There's nothing novel, nor revolutionary with how they've defended James. Nevertheless, they're going under his pick-and-rolls, dampening his enthusiasm to drive the ball, daring him to shoot jump shots. They've rotated two defenders to meet him in the paint and been relentless in retreating in transition to stifle easy baskets.

"We know he's not at his best now," the Spurs' Danny Green said. "He missed a lot of shots he normally makes. It's not just us stopping him. He's kind of stopped himself out there and we're getting a little lucky."

Somehow, James has been held under 17 points a game in these Finals, and those stats won't be remembered should the Heat win a championship. After Game 2, James could declare himself a facilitator. After Game 3, he was a failure. That's how it goes, and that's how it'll be remembered.
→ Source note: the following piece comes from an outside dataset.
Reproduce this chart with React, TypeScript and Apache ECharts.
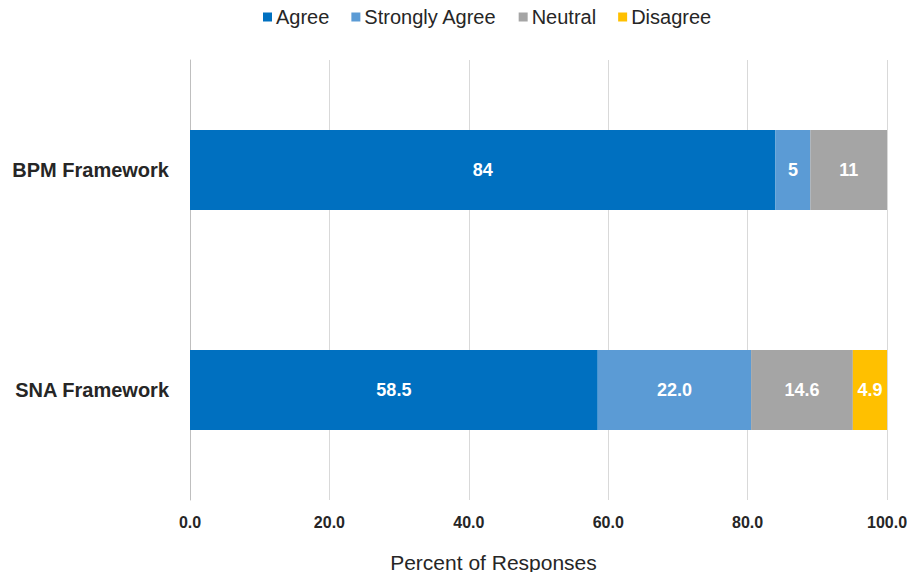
import React, { useEffect, useRef } from "react";
import * as echarts from "echarts";

const categories = ["BPM Framework", "SNA Framework"];
const labelDecimals = [0, 1];
const seriesNames = ["Agree", "Strongly Agree", "Neutral", "Disagree"];
const agree = [84, 58.5];
const stronglyAgree = [5, 22.0];
const neutral = [11, 14.6];
const disagree = [0, 4.9];
const colors = ["#0070C0", "#5B9BD5", "#A5A5A5", "#FFC000"];
const xTicks = { min: 0, max: 100, interval: 20 };

const FONT = "'Liberation Sans Narrow', 'Liberation Sans', Arial, sans-serif";
const SANS = "'Liberation Sans', Arial, sans-serif";

export default function App() {
  const ref = useRef<HTMLDivElement>(null);
  useEffect(() => {
    if (!ref.current) return;
    const chart = echarts.init(ref.current, null, { renderer: "svg" });
    const values = [agree, stronglyAgree, neutral, disagree];
    chart.setOption({
      animation: false,
      legend: {
        top: 2,
        left: 258,
        itemWidth: 9,
        itemHeight: 9,
        itemGap: 22,
        icon: "rect",
        textStyle: { fontFamily: SANS, fontSize: 20, color: "#262626", padding: [0, 0, 0, -1] },
        data: seriesNames,
      },
      grid: { left: 190, right: 28, top: 60, bottom: 80, containLabel: false },
      xAxis: {
        type: "value",
        min: xTicks.min,
        max: xTicks.max,
        interval: xTicks.interval,
        name: "Percent of Responses",
        nameLocation: "middle",
        nameGap: 52,
        nameTextStyle: { fontFamily: FONT, fontSize: 21, color: "#262626", padding: [0, 90, 0, 0] },
        axisLine: { show: false },
        axisTick: { show: false },
        splitLine: { show: true, lineStyle: { color: "#D9D9D9", width: 1 } },
        axisLabel: {
          margin: 14,
          fontFamily: FONT,
          fontSize: 16,
          fontWeight: "bold",
          color: "#262626",
          formatter: (v: number) => v.toFixed(1),
        },
      },
      yAxis: {
        type: "category",
        inverse: true,
        data: categories,
        axisLine: { show: true, lineStyle: { color: "#BFBFBF" } },
        axisTick: { show: false },
        axisLabel: {
          margin: 21,
          fontFamily: SANS,
          fontSize: 20,
          fontWeight: "bold",
          color: "#262626",
        },
      },
      series: seriesNames.map((name, i) => ({
        name,
        type: "bar",
        stack: "total",
        barWidth: 80,
        itemStyle: { color: colors[i] },
        label: {
          show: true,
          position: "inside",
          color: "#FFFFFF",
          fontFamily: FONT,
          fontSize: 18,
          fontWeight: "bold",
          formatter: (p: any) => (p.value ? Number(p.value).toFixed(labelDecimals[p.dataIndex]) : ""),
        },
        data: values[i],
      })),
    });
    return () => chart.dispose();
  }, []);
  return <div ref={ref} style={{ width: 915, height: 580, margin: -8 }} />;
}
These past 18 months have been all about James' greatness – the MVP season, the championship, the Olympic gold medal and another MVP; all about his will to be dominate on a moment's notice. When James has needed to call upon a magnificent performance, it's been there for him. Now, these Spurs are testing James in a way that no one has done since the Mavericks in '11.

The greatness of the Spurs is the way they demand everything out of an opponent, challenge them with mind and body, and that's the onus on LeBron James now: Down 2-1, two games left in San Antonio, and the weight of it all belongs to him at the moment.

"I'm owning everything that I did tonight," James said.

James had been the first filing into the losing locker room on Tuesday night, and would soon be the first out of there. His brow furrowed, his eyes hardened, LeBron James tossed on a set of headphones, turned up the sound and started marching out of the arena, out of Game 3, out of the most miserable night since those bitter losses to Dallas two years ago. Alone with his thoughts, alone with the burden, the best player on the planet has nowhere to run, nowhere to hide and no one to blame.